Still left school and moved to Columbus, where he began playing the oboe and cello professionally at the Athletic Club. He also played the oboe and violin in the tours of the National Guard Band from 1915-1916.
He went on to study at Oberlin Conservatory of Music, where he played in the student string quartet. Still left the school in 1918 when he enlisted in the Navy.
During that time period Black sailors were restricted to food service. But word spread about Still’s musical talents, so he was allowed to play the violin for the officers on the U.S.S. Kroonland.
After a brief return to Oberlin, Still moved to New York in 1919, where he worked in the Pace and Handy Music Company. He was an active participant in the Harlem Renaissance. He was an oboist with the Harlem Orchestra. While in New York his musical works spanned jazz, popular, opera, and classical genres.

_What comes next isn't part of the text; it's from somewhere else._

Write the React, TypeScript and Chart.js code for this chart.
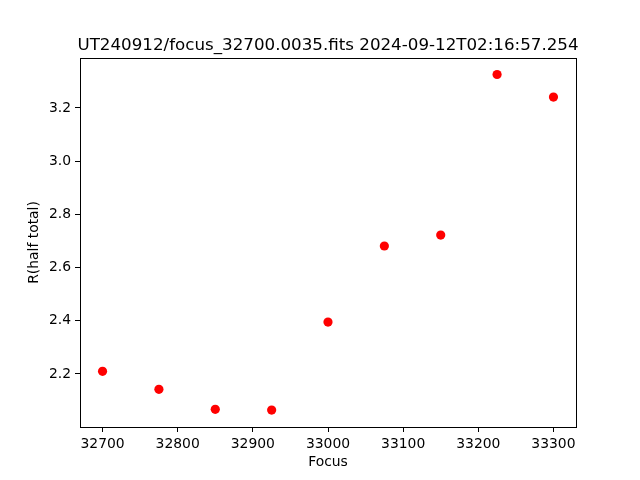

Early in Still’s career he composed in the modernist style, but he later merged musical aspects of his African-American heritage with traditional European classical forms to form his unique style.
In 1931 his Symphony No. 1 was performed by the Rochester Philharmonic Orchestra, making him the first Black composer to receive such attention. In 1936, Still conducted the Los Angeles Philharmonic Orchestra and became the first Black to conduct a major American Orchestra.
In 1949 his opera Troubled Island was performed by the New York City Opera and he became the first opera by an African-American to conduct a major company. In 1955 he conducted the New Orleans Philharmonic Orchestra and became the first African-American to conduct a major orchestra in the Deep South.
Still’s work was also performed by the Berlin Philharmonic Orchestra, the London Symphony Orchestra, the Tokyo Philharmonic Orchestra, and the BBC Orchestra. He was the first African-American to have an opera performed on national television.
Over the course of Still’s career he created over 150 musical works, including a series of five symphonies, four ballets, and nine operas.
Still eventually moved to Los Angeles, where he arranged music for films, which included Pennies from Heaven, which was the 1936 film starring Bing Crosby and Madge Evans, and Los Horizon, which was the 1937 film staring Ronald Colman, Jane Wyatt and Sam Jaffe.
Still received two Guggenheim Fellowships. He was awarded honorary doctorates from several universities, including Oberlin College, Wilberforce University, Howard University, USC, and Pepperdine University.
Still married Verna Arvey, a journalist and concert pianist, in 1939. They had two children and remained together until he passed of heart failure in Los Angeles in 1978.